The Securities Exchange Board of India ("SEBI") amended the Securities and Exchange Board of India (Delisting of Equity Shares) Regulations, 2009 ("Delisting Regulations") by a notification dated January 12, 2016 ("SEBI Notification") to revise the applicability of exemptions provided to small companies in relation to obligations under Chapter IV, which deals with "exit opportunity" to be given to the public shareholders during delisting. Chapter IV of the Delisting Regulations deals with obligations relating to, inter alia, public announcements, opening of escrow account before making the public announcement, dispatching letter of offer to the public shareholders and price determination through book building process.

Amongst the conditions to be satisfied by small companies to avail of the exemption from compliance with Chapter IV of the Delisting Regulations, the SEBI Notification now requires that the equity shares of the company traded on each recognised stock exchange is less than 10% (ten percent) of the total number of shares, during the 12 (twelve) calendar months preceding the date of the board meeting approving the delisting of shares, as opposed to the earlier requirement that the equity shares of the company were not traded in any recognised stock exchange for a period of 1 (one) year immediately preceding the date of board meeting. In the event the share capital of the particular class shares is not identical throughout the 12 (twelve) calendar months' period mentioned above, the weighted average of the shares of such shares will represent the total number of shares of such class of shares of the company.

With regard to the exit price offered to the public shareholders during such delisting, it cannot be less than the floor price determined as per the Delisting Regulations read with the relevant provisions of and the Securities and Exchange Board of India (Substantial Acquisition of Shares and Takeovers) Regulations, 2011 ("Takeover Regulations") in relation to the determination of offer price for infrequently traded shares.
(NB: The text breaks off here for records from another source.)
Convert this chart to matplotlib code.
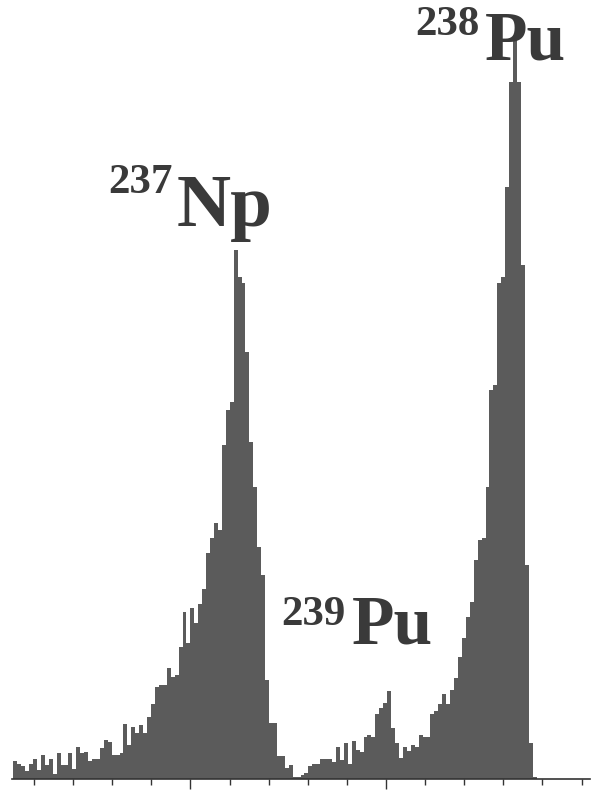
import numpy as np
import matplotlib
matplotlib.use("Agg")
import matplotlib.pyplot as plt

# counts per channel
counts = [
    18, 15, 13, 8, 15, 20, 9, 24, 14, 20,
    5, 26, 14, 14, 26, 10, 32, 26, 27, 18,
    20, 20, 31, 39, 37, 24, 24, 26, 55, 34,
    52, 46, 54, 46, 62, 75, 92, 94, 94, 111,
    102, 104, 132, 167, 136, 171, 156, 175, 190, 226,
    241, 256, 249, 334, 369, 377, 529, 502, 496, 427,
    337, 292, 232, 204, 99, 56, 56, 23, 23, 11,
    14, 2, 2, 4, 6, 13, 15, 15, 20, 20,
    20, 17, 32, 19, 36, 15, 38, 29, 27, 42,
    44, 42, 65, 71, 76, 88, 51, 36, 21, 32,
    28, 34, 32, 44, 42, 42, 65, 68, 75, 85,
    75, 89, 101, 122, 141, 162, 177, 219, 239, 241,
    292, 389, 394, 496, 502, 592, 697, 739, 697, 514,
    214, 36, 2,
]
channels = np.arange(len(counts))

# axis ticks, in channels
tick_pos = np.arange(15) * 9.94 + 5.26
major_idx = [4, 9]

labels = [("237", "Np"), ("239", "Pu"), ("238", "Pu")]

W, H = 595, 790
fig = plt.figure(figsize=(W / 100, H / 100), dpi=100)
px = 3.935  # pixels per channel
x0 = 13.3
ax = fig.add_axes([12 / W, 11 / H, (590 - 12) / W, 779 / H])
ax.bar(channels, counts, width=1.0, align="edge", color="#5b5b5b", linewidth=0)
ax.set_xlim((12 - x0) / px, (590 - x0) / px)
ax.set_ylim(0, 779)

for s in ["top", "left", "right"]:
    ax.spines[s].set_visible(False)
ax.spines["bottom"].set_linewidth(1.2)
ax.spines["bottom"].set_color("#333333")
ax.set_yticks([])

major = [tick_pos[i] for i in major_idx]
minor = [t for i, t in enumerate(tick_pos) if i not in major_idx]
ax.set_xticks(major)
ax.set_xticks(minor, minor=True)
ax.tick_params(axis="x", which="major", length=7, width=1.0, color="#333333", labelbottom=False)
ax.tick_params(axis="x", which="minor", length=4.3, width=1.0, color="#333333", labelbottom=False)

# peak labels: superscript mass number + element
font = dict(family="Liberation Serif", weight="bold", color="#3a3a3a")
pos = [((108, 193), (177, 226)), ((281, 625), (352, 643)), ((415, 35), (485, 60))]
elem_size = [54, 50, 50]
for (mass, elem), ((mx, my), (ex, ey)), es in zip(labels, pos, elem_size):
    fig.text(mx / W, 1 - my / H, mass, fontsize=31, va="baseline", ha="left", **font)
    fig.text(ex / W, 1 - ey / H, elem, fontsize=es, va="baseline", ha="left", **font)

fig.savefig("out.png", dpi=100)
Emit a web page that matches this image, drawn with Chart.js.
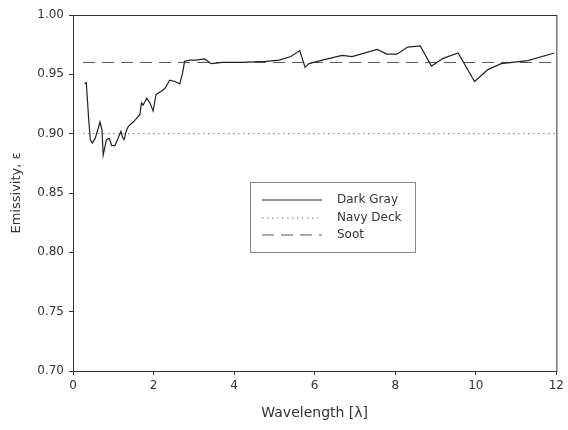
<!DOCTYPE html>
<html>
<head>
<meta charset="utf-8">
<script src="https://cdn.jsdelivr.net/npm/chart.js@4.4.0/dist/chart.umd.min.js"></script>
<style>
  html, body { margin: 0; padding: 0; background: #fff; }
  #wrap { width: 568px; height: 430px; }
</style>
</head>
<body>
<div id="wrap"><canvas id="chart" width="568" height="430"></canvas></div>
<script>
// ---------- DATA ----------
const darkGrayWavelength = [
  0.29, 0.33, 0.39, 0.43, 0.48, 0.55, 0.63, 0.67, 0.72, 0.75, 0.83, 0.90, 0.96,
  1.04, 1.13, 1.19, 1.23, 1.27, 1.32, 1.37, 1.50, 1.66, 1.70, 1.74, 1.83, 1.91,
  1.99, 2.06, 2.16, 2.28, 2.40, 2.53, 2.65, 2.72, 2.77, 2.90, 3.06, 3.27, 3.35,
  3.43, 3.72, 4.21, 4.79, 5.12, 5.41, 5.63, 5.76, 5.86, 6.19, 6.68, 6.93, 7.55,
  7.79, 8.04, 8.31, 8.62, 8.90, 9.19, 9.56, 9.97, 10.30, 10.63, 11.29, 11.95
];
const darkGrayEmissivity = [
  0.942, 0.943, 0.912, 0.895, 0.892, 0.896, 0.905, 0.910, 0.903, 0.882, 0.895, 0.896, 0.890,
  0.890, 0.897, 0.902, 0.897, 0.895, 0.902, 0.906, 0.910, 0.916, 0.926, 0.924, 0.930, 0.926,
  0.919, 0.933, 0.935, 0.938, 0.945, 0.944, 0.942, 0.951, 0.961, 0.962, 0.962, 0.963, 0.961,
  0.959, 0.960, 0.960, 0.961, 0.962, 0.965, 0.970, 0.956, 0.959, 0.962, 0.966, 0.965, 0.971,
  0.967, 0.967, 0.973, 0.974, 0.957, 0.9635, 0.968, 0.944, 0.954, 0.959, 0.9615, 0.968
];
const navyDeckWavelength = [0.25, 12];
const navyDeckEmissivity = [0.90, 0.90];
const sootWavelength = [0.25, 12];
const sootEmissivity = [0.96, 0.96];

const xTicks = [0, 2, 4, 6, 8, 10, 12];
const legendLabels = ["Dark Gray", "Navy Deck", "Soot"];

function toPoints(xs, ys) {
  return xs.map((x, i) => ({ x: x, y: ys[i] }));
}

// ---------- FRAME + LEGEND ----------
const framePlugin = {
  id: "frame",
  afterDatasetsDraw(chart) {
    const { ctx, chartArea: a } = chart;
    ctx.save();
    ctx.strokeStyle = "#333";
    ctx.lineWidth = 1;
    ctx.strokeRect(a.left + 0.5, a.top + 0.5, a.right - a.left, a.bottom - a.top);

    // legend box
    ctx.strokeStyle = "#888";
    ctx.strokeRect(250.5, 182.5, 165, 70);
    ctx.font = "12px 'DejaVu Sans'";
    ctx.fillStyle = "#333";
    ctx.textBaseline = "middle";
    const rows = [200, 218, 235];
    chart.data.datasets.forEach((ds, i) => {
      ctx.beginPath();
      ctx.strokeStyle = ds.borderColor;
      ctx.lineWidth = ds.borderWidth;
      ctx.setLineDash(ds.borderDash || []);
      ctx.moveTo(262, rows[i]);
      ctx.lineTo(322, rows[i]);
      ctx.stroke();
      ctx.setLineDash([]);
      ctx.fillText(legendLabels[i], 337, rows[i]);
    });
    ctx.restore();
  }
};

const ctx = document.getElementById("chart").getContext("2d");
new Chart(ctx, {
  type: "scatter",
  data: {
    datasets: [
      {
        label: legendLabels[0],
        data: toPoints(darkGrayWavelength, darkGrayEmissivity),
        showLine: true,
        borderColor: "#222",
        borderWidth: 1.2,
        pointRadius: 0,
        tension: 0
      },
      {
        label: legendLabels[1],
        data: toPoints(navyDeckWavelength, navyDeckEmissivity),
        showLine: true,
        borderColor: "#777",
        borderWidth: 1,
        borderDash: [1.5, 3.5],
        pointRadius: 0
      },
      {
        label: legendLabels[2],
        data: toPoints(sootWavelength, sootEmissivity),
        showLine: true,
        borderColor: "#555",
        borderWidth: 1,
        borderDash: [12, 7],
        pointRadius: 0
      }
    ]
  },
  options: {
    responsive: false,
    animation: false,
    layout: { padding: { left: 0, top: 15, right: 9, bottom: 0 } },
    plugins: {
      legend: { display: false },
      tooltip: { enabled: false }
    },
    scales: {
      x: {
        type: "linear",
        min: 0,
        max: 12,
        afterBuildTicks: (scale) => { scale.ticks = xTicks.map(v => ({ value: v })); },
        afterFit: (scale) => { scale.height = 59; },
        ticks: { color: "#333", font: { family: "DejaVu Sans", size: 12 }, padding: 4 },
        grid: { display: true, drawOnChartArea: false, drawTicks: true, tickLength: 4, color: "#333" },
        border: { display: true, color: "#333" },
        title: {
          display: true,
          text: "Wavelength [λ]",
          color: "#333",
          font: { family: "DejaVu Sans", size: 14 },
          padding: { top: 0, bottom: 8 }
        }
      },
      y: {
        min: 0.70,
        max: 1.00,
        afterFit: (scale) => { scale.width = 73; },
        ticks: {
          stepSize: 0.05,
          color: "#333",
          font: { family: "DejaVu Sans", size: 12 },
          padding: 5,
          callback: (v) => v.toFixed(2)
        },
        grid: { display: true, drawOnChartArea: false, drawTicks: true, tickLength: 4, color: "#333" },
        border: { display: true, color: "#333" },
        title: {
          display: true,
          text: "Emissivity, ε",
          color: "#333",
          font: { family: "DejaVu Sans", size: 13 },
          padding: { top: 9, bottom: 0 }
        }
      }
    }
  },
  plugins: [framePlugin]
});
</script>
</body>
</html>
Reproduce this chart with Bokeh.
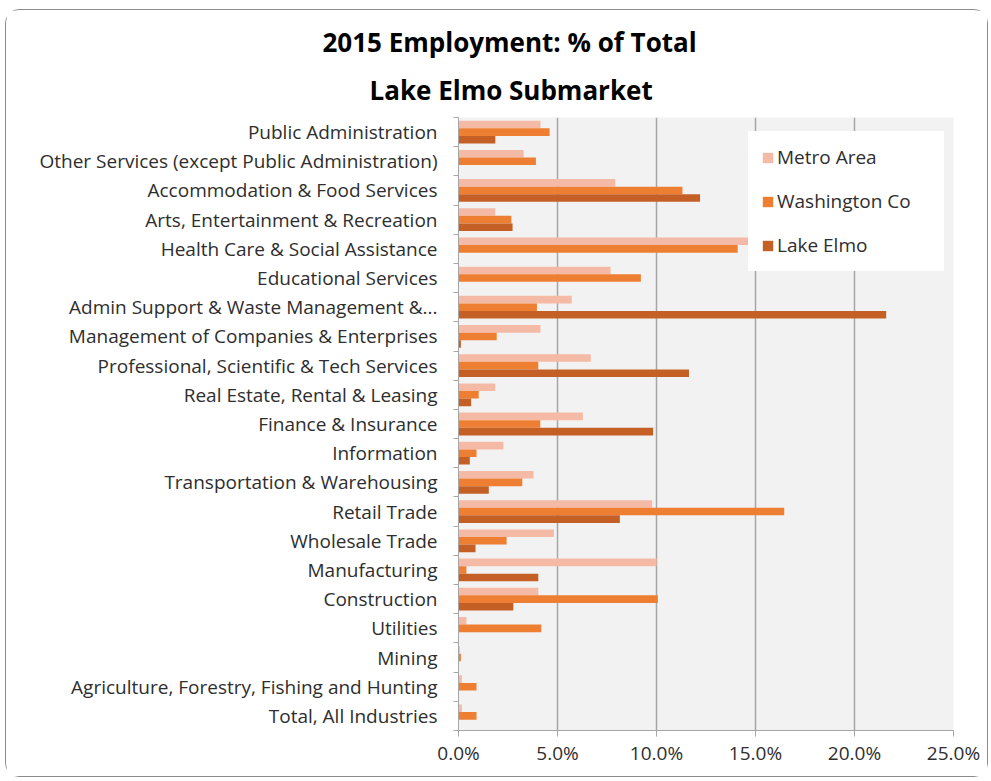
import numpy as np
from bokeh.plotting import figure
from bokeh.models import (ColumnDataSource, Legend, LegendItem, FixedTicker,
                          PrintfTickFormatter, CustomJSTickFormatter, Title)
from bokeh.transform import dodge
from bokeh.embed import file_html
from bokeh.resources import INLINE

# ---- data (top to bottom as displayed), values in percent ----
industries = [
    "Public Administration",
    "Other Services (except Public Administration)",
    "Accommodation & Food Services",
    "Arts, Entertainment & Recreation",
    "Health Care & Social Assistance",
    "Educational Services",
    "Admin Support & Waste Management &...",
    "Management of Companies & Enterprises",
    "Professional, Scientific & Tech Services",
    "Real Estate, Rental & Leasing",
    "Finance & Insurance",
    "Information",
    "Transportation & Warehousing",
    "Retail Trade",
    "Wholesale Trade",
    "Manufacturing",
    "Construction",
    "Utilities",
    "Mining",
    "Agriculture, Forestry, Fishing and Hunting",
    "Total, All Industries",
]
metro_area = [4.14, 3.29, 7.92, 1.86, 15.2, 7.68, 5.72, 4.14, 6.68, 1.86, 6.28,
              2.27, 3.79, 9.78, 4.82, 10.0, 4.03, 0.40, 0.07, 0.17, 0.17]
washington_co = [4.60, 3.91, 11.31, 2.67, 14.1, 9.21, 3.96, 1.93, 4.03, 1.02, 4.13,
                 0.91, 3.22, 16.45, 2.43, 0.40, 10.07, 4.18, 0.12, 0.91, 0.91]
lake_elmo = [1.86, 0.0, 12.2, 2.73, 0.0, 0.0, 21.6, 0.12, 11.64, 0.64, 9.83,
             0.57, 1.53, 8.15, 0.86, 4.03, 2.77, 0.0, 0.0, 0.0, 0.0]
x_ticks = [0, 5, 10, 15, 20, 25]
series_names = ["Metro Area", "Washington Co", "Lake Elmo"]
series_colors = ["#F5BAA5", "#EE7E32", "#C45F26"]
title_lines = ["2015 Employment:  % of Total", "Lake Elmo Submarket"]

n = len(industries)
names_bottom_up = industries[::-1]
centers = [n - 1 - i + 0.5 for i in range(n)]

src = ColumnDataSource(dict(y=centers, metro=metro_area, wash=washington_co, lake=lake_elmo))

FONT = "Open Sans"
TXT = "#2E2E2E"
FS = "19px"

p = figure(width=983, height=768, output_backend="svg", toolbar_location=None,
           x_range=(0, 25), y_range=(0, n),
           min_border_left=452, min_border_right=36, min_border_top=107, min_border_bottom=48,
           background_fill_color="#F2F2F2", border_fill_color="white",
           outline_line_color=None,
           styles={"border": "1px solid #8C8C8C", "border-radius": "14px",
                   "margin-left": "5px", "margin-top": "9px"})

bh = 0.26
r_metro = p.hbar(y=dodge("y", bh, range=p.y_range), right="metro", left=0, height=bh,
                 source=src, fill_color=series_colors[0], line_color=None)
r_wash = p.hbar(y=dodge("y", 0, range=p.y_range), right="wash", left=0, height=bh,
                source=src, fill_color=series_colors[1], line_color=None)
r_lake = p.hbar(y=dodge("y", -bh, range=p.y_range), right="lake", left=0, height=bh,
                source=src, fill_color=series_colors[2], line_color=None)

# x axis
p.xaxis.ticker = FixedTicker(ticks=x_ticks)
p.xaxis.formatter = PrintfTickFormatter(format="%.1f%%")
p.xaxis.major_label_text_font = FONT
p.xaxis.major_label_text_font_size = FS
p.xaxis.major_label_text_color = TXT
p.xaxis.axis_line_color = "#A6A6A6"
p.xaxis.major_tick_line_color = "#A6A6A6"
p.xaxis.major_tick_out = 6
p.xaxis.major_tick_in = 0
p.xaxis.minor_tick_line_color = None
p.xaxis.major_label_standoff = 3

# y axis: labels at centers, small ticks at category boundaries
p.yaxis.ticker = FixedTicker(ticks=centers, minor_ticks=list(range(n + 1)))
p.yaxis.formatter = CustomJSTickFormatter(args=dict(names=names_bottom_up),
                                          code="return names[Math.floor(tick)];")
p.yaxis.major_label_text_font = FONT
p.yaxis.major_label_text_font_size = FS
p.yaxis.major_label_text_color = TXT
p.yaxis.axis_line_color = "#A6A6A6"
p.yaxis.major_tick_line_color = None
p.yaxis.major_tick_out = 0
p.yaxis.major_tick_in = 0
p.yaxis.minor_tick_line_color = "#A6A6A6"
p.yaxis.minor_tick_out = 5
p.yaxis.minor_tick_in = 0
p.yaxis.major_label_standoff = 16

p.ygrid.grid_line_color = None
p.xgrid.grid_line_color = "#A6A6A6"
p.xgrid.grid_line_width = 1.5
p.xgrid.ticker = FixedTicker(ticks=x_ticks)

# two-line title (closest to the plot added first)
p.add_layout(Title(text=title_lines[1], align="left", offset=-89, standoff=20,
                   text_font=FONT, text_font_style="bold", text_font_size="26px",
                   text_color="#000000"), "above")
p.add_layout(Title(text=title_lines[0], align="left", offset=-136, standoff=0,
                   text_font=FONT, text_font_style="bold", text_font_size="26px",
                   text_color="#000000"), "above")

legend = Legend(items=[LegendItem(label=series_names[0], renderers=[r_metro]),
                       LegendItem(label=series_names[1], renderers=[r_wash]),
                       LegendItem(label=series_names[2], renderers=[r_lake])],
                location=(290, 459), orientation="vertical",
                background_fill_color="white", background_fill_alpha=1.0,
                border_line_color="white", border_line_alpha=1.0, padding=12, spacing=18,
                glyph_width=13, glyph_height=13, label_standoff=3,
                label_width=154, label_height=20,
                label_text_font=FONT, label_text_font_size=FS, label_text_color=TXT)
p.add_layout(legend, "center")

open("out.html", "w").write(file_html(p, INLINE))
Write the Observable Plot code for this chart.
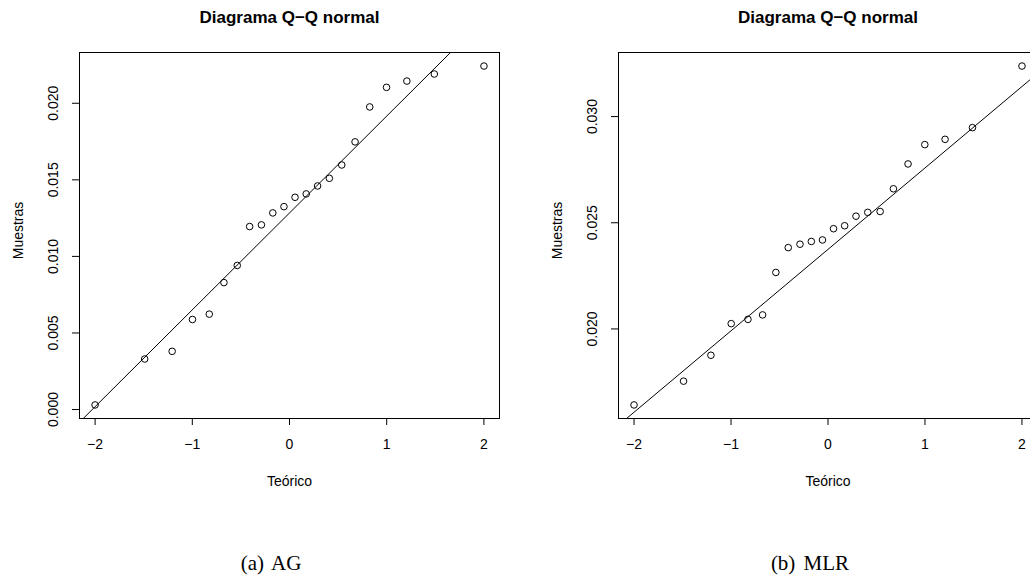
<!DOCTYPE html>
<html><head><meta charset="utf-8">
<script src="https://cdn.jsdelivr.net/npm/d3@7"></script>
<script src="https://cdn.jsdelivr.net/npm/@observablehq/plot@0.6"></script>
<style>
html,body{margin:0;padding:0;background:#fff;overflow:hidden;width:1030px;height:581px;}
#wrap{position:relative;width:1030px;height:581px;overflow:hidden;background:#fff;}
.panel{position:absolute;top:0;overflow:hidden;height:520px;}
.panel svg{max-width:none !important;}
.cap{position:absolute;top:553px;font-family:"Liberation Serif","Times New Roman",serif;font-size:21px;line-height:21px;transform:translateX(-50%);white-space:nowrap;word-spacing:3px;color:#000;}
</style></head><body>
<div id="wrap">
<div id="p1" class="panel" style="left:0;width:520px"></div>
<div id="p2" class="panel" style="left:520px;width:510px"></div>
<div class="cap" style="left:271px">(a) AG</div>
<div class="cap" style="left:810px">(b) MLR</div>
</div>
<script>
// Theoretical normal quantiles (x axis)
const theoretical = [-2.0004,-1.4897,-1.2074,-0.9982,-0.8255,-0.6745,-0.5375,-0.4099,-0.2888,-0.1718,-0.0570,
                      0.0570,0.1718,0.2888,0.4099,0.5375,0.6745,0.8255,0.9982,1.2074,1.4897,2.0004];
// Sample quantiles (y axis)
const muestrasAG = [0.0003,0.0033,0.0038,0.00588,0.00623,0.00829,0.00941,0.01195,0.01206,0.01284,0.01325,
                    0.01386,0.01408,0.0146,0.0151,0.01597,0.01748,0.01976,0.02104,0.02145,0.02191,0.02243];
const muestrasMLR = [0.01642,0.01754,0.01876,0.02025,0.02045,0.02066,0.02266,0.02383,0.02399,0.02412,0.02419,
                     0.02472,0.02486,0.02531,0.02549,0.02553,0.0266,0.02777,0.02868,0.02893,0.02948,0.03238];
const xTicks = [-2,-1,0,1,2];
const yTicksAG = [0,0.005,0.010,0.015,0.020];
const yTicksMLR = [0.020,0.025,0.030];
const titleText = "Diagrama Q\u2212Q normal";
const xLabel = "Teórico";
const yLabel = "Muestras";

function panel(values, yTicks, width, marginLeft, marginRight) {
  const data = theoretical.map((t, i) => ({t, v: values[i]}));
  const [x0, x1] = d3.extent(theoretical); const px = 0.04 * (x1 - x0);
  const xDomain = [x0 - px, x1 + px];
  const [y0, y1] = d3.extent(values); const py = 0.04 * (y1 - y0);
  const yDomain = [y0 - py, y1 + py];
  // qqline through the quartiles
  const sorted = values.slice().sort(d3.ascending);
  const q1 = d3.quantileSorted(sorted, 0.25), q3 = d3.quantileSorted(sorted, 0.75);
  const z = 0.6744898;
  const slope = (q3 - q1) / (2 * z), intercept = q1 + slope * z;
  const lineData = xDomain.map(x => ({t: x, v: intercept + slope * x}));
  const fmt = d3.format(".3f");
  const xfmt = d => (d < 0 ? "\u2212" : "") + Math.abs(d);
  return Plot.plot({
    width, height: 500, marginTop: 52, marginBottom: 82, marginLeft, marginRight,
    style: {fontFamily: "'Liberation Sans', Arial, sans-serif", fontSize: "14px", background: "white", color: "black", overflow: "visible", maxWidth: "none"},
    x: {domain: xDomain}, y: {domain: yDomain},
    marks: [
      Plot.frame({stroke: "black", strokeWidth: 1}),
      Plot.line(lineData, {x: "t", y: "v", stroke: "black", strokeWidth: 1, clip: true}),
      Plot.dot(data, {x: "t", y: "v", r: 3.3, stroke: "black", strokeWidth: 1, fill: "none"}),
      Plot.axisX({ticks: xTicks, tickSize: 7, tickPadding: 14, tickFormat: xfmt, label: null, fontSize: 14}),
      Plot.axisY({ticks: yTicks, tickSize: 7, tickFormat: () => "", label: null}),
      Plot.text(yTicks, {y: d => d, text: d => fmt(d), frameAnchor: "left", dx: -26, rotate: -90, textAnchor: "middle", lineAnchor: "middle", fontSize: 14}),
      Plot.text([titleText], {frameAnchor: "top", dy: -35, fontWeight: "bold", fontSize: 17, lineAnchor: "middle"}),
      Plot.text([xLabel], {frameAnchor: "bottom", dy: 63.5, fontSize: 14, lineAnchor: "middle"}),
      Plot.text([yLabel], {frameAnchor: "left", dx: -61, dy: -5, rotate: -90, fontSize: 14, lineAnchor: "middle", textAnchor: "middle"})
    ]
  });
}

document.getElementById("p1").append(panel(muestrasAG, yTicksAG, 520, 79, 21));
document.getElementById("p2").append(panel(muestrasMLR, yTicksMLR, 540, 98, 23));
</script>
</body></html>
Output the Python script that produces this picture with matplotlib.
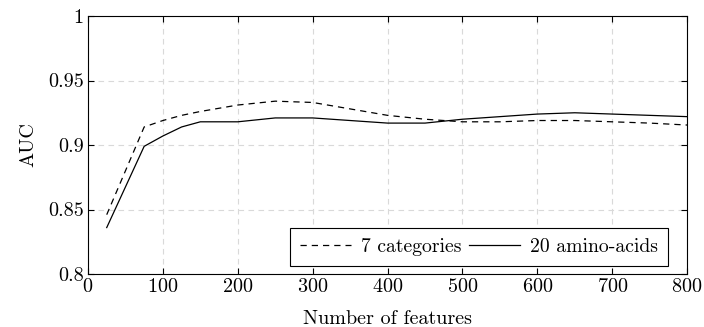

Prior to the amendment, such price could not be less than the price arrived at in consultation with the merchant banker.

The SEBI Notification stipulates a specified percentage that must the adhered to in order to avail the exemption. The condition for formulation the floor price in accordance with the relevant provisions for the Takeover Regulations for infrequently traded shares will ensure uniformity in price determination under various SEBI regulations and that the interests of the public shareholders are protected.